Lideranças projetam disputas jurídicas e políticas em torno do decreto
A ilegalidade da nova norma é o ponto central da argumentação do sociólogo e genealogista paulista Daniel Taddone, membro do CGIE (Consiglio Generale degli Italiani all’Estero - Conselho Geral dos Italianos no Exterior). Ele não economiza adjetivos negativos para se referir ao decreto, que ele chama de vergonhoso e absurdo, e aponta falhas jurídicas básicas, como o fato de impossibilitar que qualquer italiano registre regularmente um filho que nasça no Exterior. Por essa e outras inconsistências, ele entende como inevitável a contestação na Corte Constitucional da República Italiana.
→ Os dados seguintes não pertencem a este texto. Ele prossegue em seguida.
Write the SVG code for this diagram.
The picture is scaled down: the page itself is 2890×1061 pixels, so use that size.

Taddone defende que o documento é uma mancha absurda na lei de cidadania, já que tenta alterar por decreto leis consolidadas há décadas, e que só poderiam ser mudadas por meio de alteração constitucional, sem ferir direitos adquiridos:
– Totalmente inconstitucional. Não há possibilidade de não ser declarado inconstitucional, e se não for declarado, pode fechar as portas, e eu renuncio à minha cidadania, pois não é digno nem de uma república de bananas. Ele simplesmente diz que todos que nasceram no Exterior não são mais cidadãos italianos. Absurdo.
Já em vigor, o Decreto-Lei 36 deve ser analisado pelo parlamento italiano em até 60 dias. Apesar de o atual governo de extrema-direita ter maioria no parlamento, o tema deve gerar debates políticos intensos. Essa é a expectativa de Fabio Porta, sociólogo e deputado no parlamento italiano eleito pelo distrito da América do Sul.
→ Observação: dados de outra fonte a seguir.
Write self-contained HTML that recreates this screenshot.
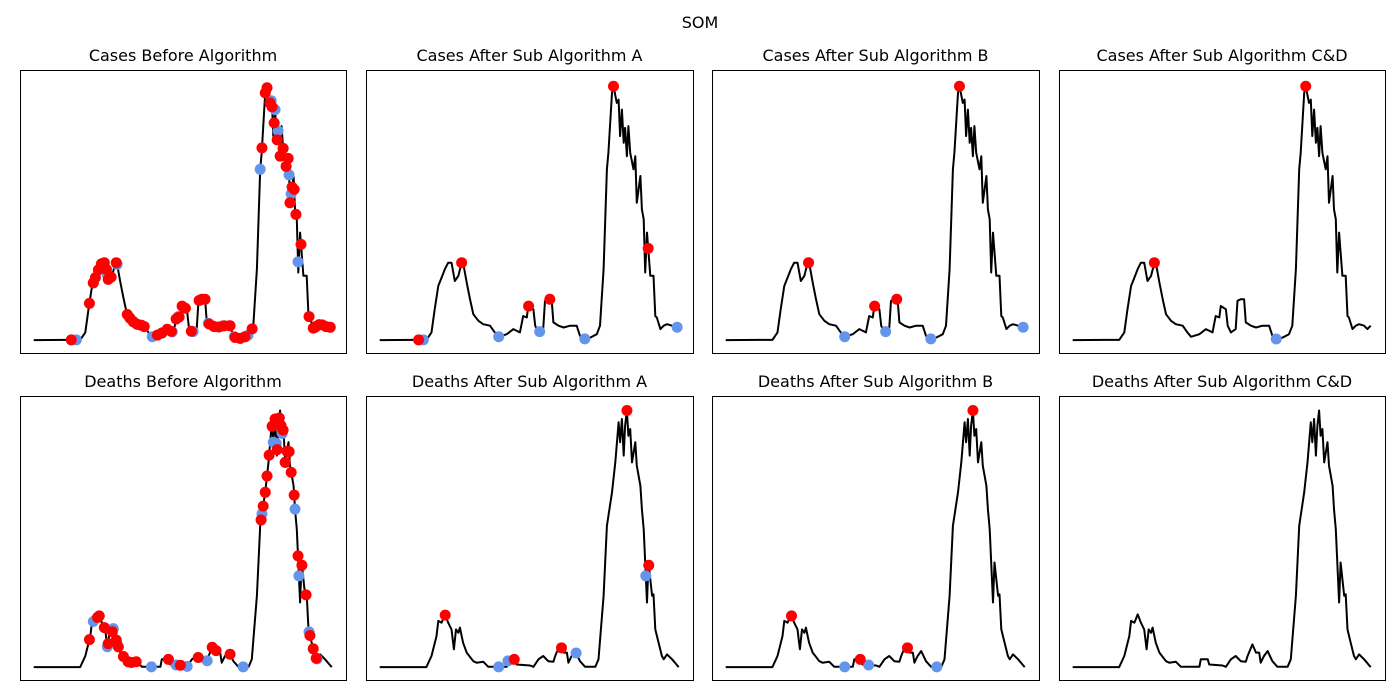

Representante do PD (Partito Democratico), que faz oposição ao governo da primeira-ministra Giorgia Meloni, Porta criticou em suas redes sociais as palavras do ministro Tajani, classificando-as como uma verdadeira declaração de guerra aos italianos no Exterior. Além disso, considerou o anúncio um desrespeito ao parlamento e ao sistema de representação, pois as entidades não foram ouvidas.
– Um tema tão delicado não pode ser tratado de forma emergencial e precipitada. Analisarei o texto de forma completa e aguardarei os devidos trâmites parlamentares para intervir de forma séria e adequada, com o respeito que nos caracteriza e que evidentemente falta a este governo – afirma Porta.